Le coup d'envoi de cette campagne de propagande nationaliste - et nttement anti-française - est certainement le Livre du bon Jehan, duc de Bretagne, écrit vers 1400 par Guillaume de Saint-André, l'un des conseillers les plus influents de Jean IV, donc contemporain des évènements qui ont marqué la fin du XIV°siècle. Il décrit les Bretons et les Français de cette époque comme deux peuples tout à fait différents. Pour lui, les Français méprisent les Bretons, voudraient les asservir, ou mieux encore, les massacrer afin de repeupler le duché avec des immigrants venus du reste du royaume. La Bretagne perdrait alors son nom et deviendrait "la Confisquée". On voit que la tentative d'annexion opérée par Charles V n'avait pas été oubliée, ni pardonnée. De toute façon, pour Guillaume de Saint-André, les Français sont un peuple servile, dominé par un roi qui est un tyran, tandis que la Bretagne est le pays de la liberté par excellence.
En 1470, l'historiographe d'Anne de Bretagne écrit: "En ce temps-là, s'élabore peu à peu un ensemble de textes visant à façonner un sentiment national breton. Historiens et chroniqueurs sont à la pointe de ce mouvement, dotant le duché d'un passé prestigieux, remontant à Brutus et au Troyen Enée.

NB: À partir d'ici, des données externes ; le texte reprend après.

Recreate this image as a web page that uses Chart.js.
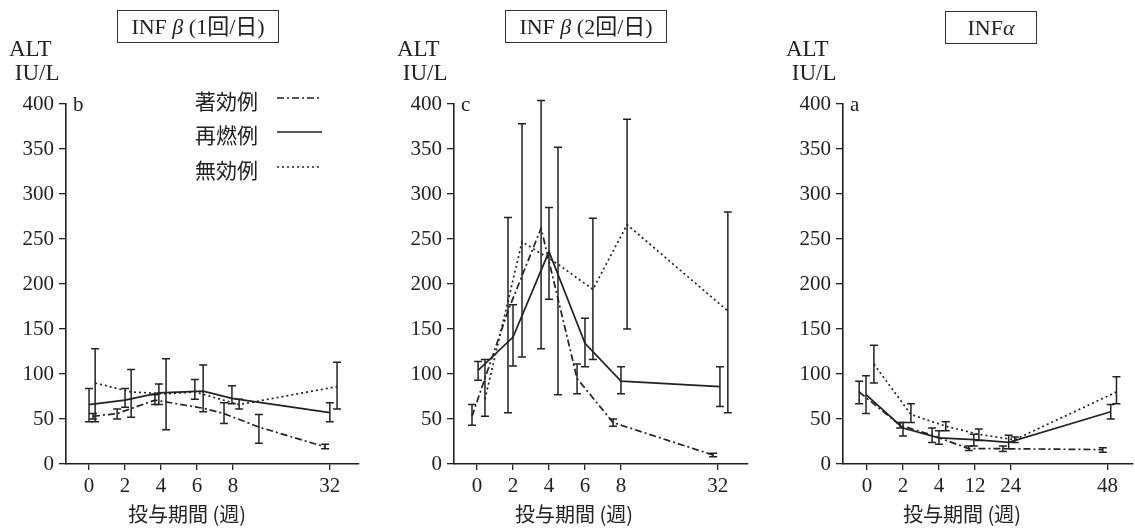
<!DOCTYPE html>
<html>
<head>
<meta charset="utf-8">
<script src="https://cdn.jsdelivr.net/npm/chart.js@4.4.1/dist/chart.umd.min.js"></script>
<style>
  body { margin: 0; background: #fff; }
  #wrap { position: relative; width: 1135px; height: 529px; background: #fff; overflow: hidden; }
  .pane { position: absolute; top: 0; }
  .box { position: absolute; border: 1px solid #333; font: 22px "Liberation Serif", "Noto Sans CJK JP", serif;
         color: #222; text-align: center; line-height: 31px; height: 31px; }
  .unit { position: absolute; font: 23px "Liberation Serif", serif; color: #222; line-height: 24px; }
  .xt { position: absolute; top: 501px; width: 160px; text-align: center; color: #222;
        font: 20px "Noto Sans CJK JP", sans-serif; line-height: 26px; }
</style>
</head>
<body>
<div id="wrap">
  <canvas id="c1" class="pane" width="375" height="529" style="left:0px"></canvas>
  <canvas id="c2" class="pane" width="378" height="529" style="left:378px"></canvas>
  <canvas id="c3" class="pane" width="378" height="529" style="left:757px"></canvas>

  <div class="box" style="left:117px;top:10px;width:160px">INF <i>β</i> (1回/日)</div>
  <div class="box" style="left:505px;top:10px;width:160px">INF <i>β</i> (2回/日)</div>
  <div class="box" style="left:945px;top:11px;width:90px">INF<i>α</i></div>

  <div class="unit" style="left:9px;top:37px">ALT<br>&nbsp;IU/L</div>
  <div class="unit" style="left:397px;top:37px">ALT<br>&nbsp;IU/L</div>
  <div class="unit" style="left:786px;top:37px">ALT<br>&nbsp;IU/L</div>

  <div class="xt" id="xt1" style="left:107px"></div>
  <div class="xt" id="xt2" style="left:494px"></div>
  <div class="xt" id="xt3" style="left:882px"></div>
</div>
<script>
// legend / series names
const seriesNames = ['著効例', '再燃例', '無効例'];
const axisTitle = '投与期間 (週)';

// x tick labels and where they sit on the (broken) week axis
const tickLabelsB = ['0', '2', '4', '6', '8', '32'];
const tickLabelsC = ['0', '2', '4', '6', '8', '32'];
const tickLabelsA = ['0', '2', '4', '12', '24', '48'];
const tickPos = [0, 1, 2, 3, 4, 6.69];

// panel b : INF beta once a day
const bEffX = [0.11, 0.78, 1.83, 3.17, 3.75, 4.72, 6.56];
const bEffY = [53, 56, 71, 62, 56, 41, 19];
const bEffLo = [50, 50, 66, null, 45, 23, 17];
const bEffHi = [56, 61, 77, null, 68, 55, 22];

const bRelX = [0, 1.0, 1.94, 3.17, 3.97, 6.69];
const bRelY = [66, 71, 79, 81, 73, 57];
const bRelLo = [47, 63, 66, 58, 67, 47];
const bRelHi = [84, 84, 89, 110, 87, 68];

const bNonX = [0.17, 1.17, 2.14, 2.94, 4.17, 6.89];
const bNonY = [90, 80, 78, 80, 66, 86];
const bNonLo = [47, 52, 38, 72, 61, 61];
const bNonHi = [128, 105, 117, 94, 72, 113];

// panel c : INF beta twice a day
const cEffX = [-0.14, 0.86, 1.78, 2.78, 3.78, 6.56];
const cEffY = [53, 170, 262, 95, 46, 10];
const cEffLo = [43, 57, 128, 78, 42, 8];
const cEffHi = [66, 274, 404, 111, 50, 12];

const cRelX = [0.03, 1.0, 2.0, 3.0, 4.0, 6.75];
const cRelY = [104, 141, 236, 134, 92, 86];
const cRelLo = [93, 109, 183, 108, 78, 64];
const cRelHi = [114, 177, 285, 162, 108, 108];

const cNonX = [0.22, 1.25, 2.25, 3.22, 4.17, 6.97];
const cNonY = [72, 247, 222, 194, 266, 170];
const cNonLo = [53, 119, 77, 116, 150, 57];
const cNonHi = [116, 378, 352, 273, 383, 280];

// panel a : INF alpha
const aEffX = [-0.22, 0.92, 1.81, 2.83, 3.78, 6.56];
const aEffY = [80, 43, 32, 17, 17, 16];
const aEffLo = [67, 40, 24, 15, 14, 13];
const aEffHi = [92, 46, 40, 20, 20, 18];

const aRelX = [-0.03, 1.0, 2.0, 2.97, 3.94, 6.78];
const aRelY = [77, 40, 29, 27, 24, 58];
const aRelLo = [56, 31, 22, 20, 17, 50];
const aRelHi = [98, 46, 37, 33, 32, 66];

const aNonX = [0.19, 1.22, 2.19, 3.11, 4.11, 6.94];
const aNonY = [111, 55, 42, 33, 27, 80];
const aNonLo = [90, 46, 37, 26, 24, 67];
const aNonHi = [132, 67, 47, 39, 30, 97];

const INK = '#222';
const dashes = [[7, 3, 2, 3], [], [2, 3]];

Chart.defaults.font.family = '"Liberation Serif", "Noto Sans CJK JP", serif';
Chart.defaults.font.size = 21;
Chart.defaults.color = INK;

['xt1', 'xt2', 'xt3'].forEach(id => { document.getElementById(id).textContent = axisTitle; });

function points(xs, ys, lo, hi) {
    return xs.map((v, i) => ({ x: v, y: ys[i], lo: lo[i], hi: hi[i] }));
}

function makeSets(list) {
    return list.map((d, i) => ({
        label: seriesNames[i],
        data: d,
        showLine: true,
        borderColor: INK,
        borderWidth: 1.7,
        borderDash: dashes[i],
        pointRadius: 0,
        fill: false,
        tension: 0
    }));
}

// vertical error bars with caps, drawn from the scales
const errorBars = {
    id: 'errorBars',
    afterDatasetsDraw(chart) {
        const { ctx } = chart;
        const x = chart.scales.x, y = chart.scales.y;
        ctx.save();
        ctx.strokeStyle = INK;
        ctx.lineWidth = 1.5;
        ctx.setLineDash([]);
        chart.data.datasets.forEach(ds => {
            ds.data.forEach(p => {
                if (p.lo == null) return;
                const px = x.getPixelForValue(p.x);
                const yl = y.getPixelForValue(p.lo);
                const yh = y.getPixelForValue(p.hi);
                ctx.beginPath();
                ctx.moveTo(px, yl); ctx.lineTo(px, yh);
                ctx.moveTo(px - 4, yl); ctx.lineTo(px + 4, yl);
                ctx.moveTo(px - 4, yh); ctx.lineTo(px + 4, yh);
                ctx.stroke();
            });
        });
        ctx.restore();
    }
};

function tagPlugin(letter) {
    return {
        id: 'tag',
        afterDraw(chart) {
            const { ctx, chartArea } = chart;
            ctx.save();
            ctx.font = '21px "Liberation Serif", serif';
            ctx.fillStyle = INK;
            ctx.textBaseline = 'middle';
            ctx.fillText(letter, chartArea.left + 7, chartArea.top + 1);
            ctx.restore();
        }
    };
}

// legend inside panel b
const inLegend = {
    id: 'inLegend',
    afterDraw(chart) {
        const { ctx } = chart;
        const rowsY = [101, 135, 170];
        ctx.save();
        ctx.font = '21px "Noto Sans CJK JP", sans-serif';
        ctx.fillStyle = INK;
        ctx.strokeStyle = INK;
        ctx.lineWidth = 1.6;
        ctx.textBaseline = 'middle';
        chart.data.datasets.forEach((ds, i) => {
            ctx.fillText(ds.label, 195, rowsY[i]);
            ctx.beginPath();
            ctx.setLineDash(ds.borderDash);
            ctx.moveTo(277, rowsY[i] - 3);
            ctx.lineTo(322, rowsY[i] - 3);
            ctx.stroke();
        });
        ctx.restore();
    }
};

function makeChart(id, sets, labels, yWidth, padRight, xMin, xMax, plugins) {
    return new Chart(document.getElementById(id), {
        type: 'scatter',
        data: { datasets: makeSets(sets) },
        options: {
            responsive: false,
            animation: false,
            layout: { padding: { top: 104, right: padRight, left: 0, bottom: 0 } },
            plugins: { legend: { display: false }, tooltip: { enabled: false } },
            scales: {
                x: {
                    type: 'linear',
                    min: xMin,
                    max: xMax,
                    afterBuildTicks: s => { s.ticks = tickPos.map(v => ({ value: v })); },
                    afterFit: s => { s.height = 65; },
                    ticks: {
                        autoSkip: false,
                        maxRotation: 0,
                        padding: 4,
                        callback: (v, i) => labels[i]
                    },
                    grid: { drawOnChartArea: false, color: INK, tickLength: 6, lineWidth: 1.3 },
                    border: { color: INK, width: 1.6 }
                },
                y: {
                    min: 0,
                    max: 400,
                    afterFit: s => { s.width = yWidth; },
                    ticks: {
                        stepSize: 25,
                        padding: 5,
                        callback: v => (v % 50 === 0 ? v : '')
                    },
                    grid: { drawOnChartArea: false, color: INK, tickLength: 7, lineWidth: 1.3 },
                    border: { color: INK, width: 1.6 }
                }
            }
        },
        plugins: [errorBars].concat(plugins)
    });
}

makeChart('c1', [
    points(bEffX, bEffY, bEffLo, bEffHi),
    points(bRelX, bRelY, bRelLo, bRelHi),
    points(bNonX, bNonY, bNonLo, bNonHi)
], tickLabelsB, 66, 16, -0.64, 7.5, [tagPlugin('b'), inLegend]);

makeChart('c2', [
    points(cEffX, cEffY, cEffLo, cEffHi),
    points(cRelX, cRelY, cRelLo, cRelHi),
    points(cNonX, cNonY, cNonLo, cNonHi)
], tickLabelsC, 76, 8, -0.64, 7.53, [tagPlugin('c')]);

makeChart('c3', [
    points(aEffX, aEffY, aEffLo, aEffHi),
    points(aRelX, aRelY, aRelLo, aRelHi),
    points(aNonX, aNonY, aNonLo, aNonHi)
], tickLabelsA, 86, 2, -0.67, 7.4, [tagPlugin('a')]);
</script>
</body>
</html>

L'initiative de ces récits vient du milieu des conseillers ducaux, sinon ducs eux-mêmes, et s'accompagne de la fabrication de fausses chartes révélatrices. Tous les moyens sont employés pour répandre cette idée. Le cérémonial du couronnement ducal est élaboré à l'imitation de celui des rois. Il se déroule à Rennes, suivant un rite symboliquecomplexe au cours duquel le duc revêt le manteau des rois de Bretagne, reçoit l'épée nue, la bannière du duché, la couronne ducale, de plus en plus ornée, et promet de respecter les libertés fondamentales du pays.", ce qui affirme que le souverain breton, autrefois un roi, n'a pas perdu ses privilèges royaux en devenant duc.
La cérémonie d'intronisation réhausse singulièrement le prestige de celui qu'on déclare solennellement duc de Bretagne. D'après un texte de 1485, une telle intronisation ne peut que se dérouler à Rennes, "en laquelle nos prédécesseurs et nous avons pris et prenons les insignes de notre principauté".